Review By: Mut Asheru
KILL YOUR DARLINGS, directed by John Krokidas is a movie about young male poets at tug-of-war with themselves and the world around them. Going into this film blindly will yield surprise, irritation and overall satisfaction.
Once again, script and casting has propelled a potentially unwatchable premise of a thing into movie gold. Krokidas’ and Austin Bunn’s script is a colossal accomplishment when you take into account the fact that young poets are more often than not only exciting to themselves. The acting had to be strong in this film in order to sustain and propel us over the moments of pretentious youths waxing poetic and fancying themselves to be great writers. Ultimately they do become writers of note. However, this is their story of “before that”.
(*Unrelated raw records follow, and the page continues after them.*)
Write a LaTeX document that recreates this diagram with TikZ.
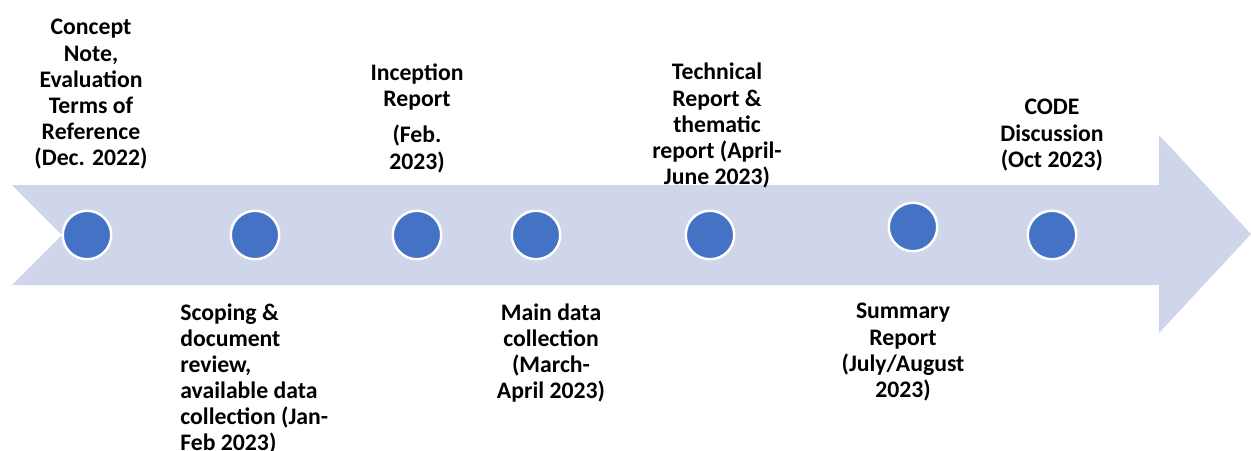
\documentclass[tikz,border=0pt]{standalone}
\usepackage{fontspec}
\setmainfont{Carlito}
\definecolor{bandblue}{HTML}{CFD5EA}
\definecolor{dotblue}{HTML}{4472C4}

\begin{document}
\begin{tikzpicture}[x=0.02cm, y=-0.02cm, line join=miter,
	milestone/.style={circle, fill=dotblue, draw=white, line width=1.4pt,
		minimum size=0.97cm, inner sep=0pt},
	stage/.style={font=\bfseries\fontsize{13.5}{14.9}\selectfont,
		align=center, inner sep=0pt, anchor=north}]
		
		\useasboundingbox (0,0) rectangle (1251,450);
		
		%========================
		% band with notched tail and arrow head
		%========================
		\fill[bandblue] (12,185) -- (1159,185) -- (1159,135) -- (1251,234)
		-- (1159,333) -- (1159,285) -- (12,285) -- (62,235) -- cycle;
		
		%========================
		% milestones on the band
		%========================
		\node[milestone] (d1) at (87,235) {};
		\node[milestone] (d2) at (255,235) {};
		\node[milestone] (d3) at (417,235) {};
		\node[milestone] (d4) at (536,235) {};
		\node[milestone] (d5) at (710,235) {};
		\node[milestone] (d6) at (913,227) {};
		\node[milestone] (d7) at (1052,235) {};
		
		%========================
		% labels above the band
		%========================
		\node[stage] (concept) at (91,19)
		{Concept\\Note,\\Evaluation\\Terms of\\Reference\\(Dec. 2022)};
		\node[stage] (inception) at (417,63)
		{Inception\\Report\\[6pt](Feb.\\2023)};
		\node[stage] (technical) at (717,63)
		{Technical\\Report \&\\thematic\\report (April-\\June 2023)};
		\node[stage] (discussion) at (1052,99)
		{CODE\\Discussion\\(Oct 2023)};
		
		%========================
		% labels below the band
		%========================
		\node[stage, align=left, anchor=north west] (scoping) at (180,303)
		{Scoping \&\\document\\review,\\available data\\collection (Jan-\\Feb 2023)};
		\node[stage] (fieldwork) at (551,303)
		{Main data\\collection\\(March-\\April 2023)};
		\node[stage] (summary) at (903,303)
		{Summary\\Report\\(July/August\\2023)};
		
	\end{tikzpicture}
\end{document}
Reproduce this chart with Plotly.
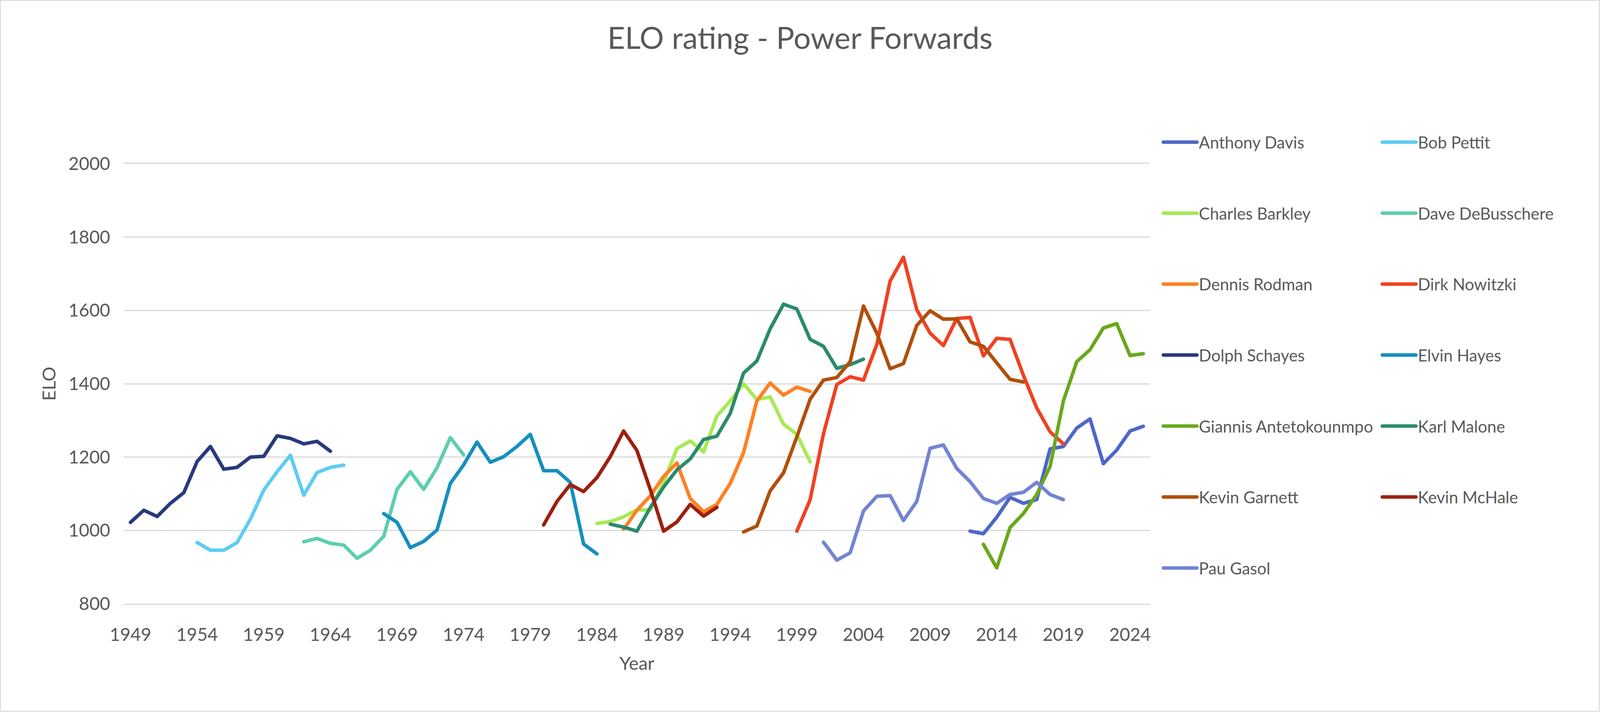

David Kammerer’s (Micheal C. Hall) murder by Lucien Carr (Dane DeHaan) in 1944 happened amidst the burgeoning friendship and education of beat generation poets: Allen Ginsberg (Daniel Radcliffe), Jack Kerouac (Jack Huston), and William S. Burroughs (Ben Foster). The knot that binds these potential young revolutionaries is male fatale is Lucien Carr.
As the action really takes place inside the character’s minds there are close-ups a plenty in Krokidas’ “Kill Your Darlings”. Early on, it’s the eye language that lets you in on the fact that you’re witnessing a love story. A complicated love story. And lemme tell you, the lead actors have some peepers for that ass! I bullshit you not. Dane’s eyes are sumptuously deep with emotion while Micheal C. Halls eyes are familiar sinkholes of detached desperation that positively reek of cold “lost in love” devotion. And everybody knows Daniel Radcliffe has them eyeballs that would convince a drowning women that she needs a drank uhv water. And damnit, Radcliffe can act his ass off. I’m finally taking him seriously. Call me tardy for the party but I’m here now.
Outside of the lead characters this first time full-length feature attempt by Krokidas is peppered with severe star talent Jennifer Jason Leigh, David Cross, Kyra Sedgwick, David Rasche and John Cullum. The film is colored in a way that has a decidedly vintage feel and helps wrap up everything in a nice little bow.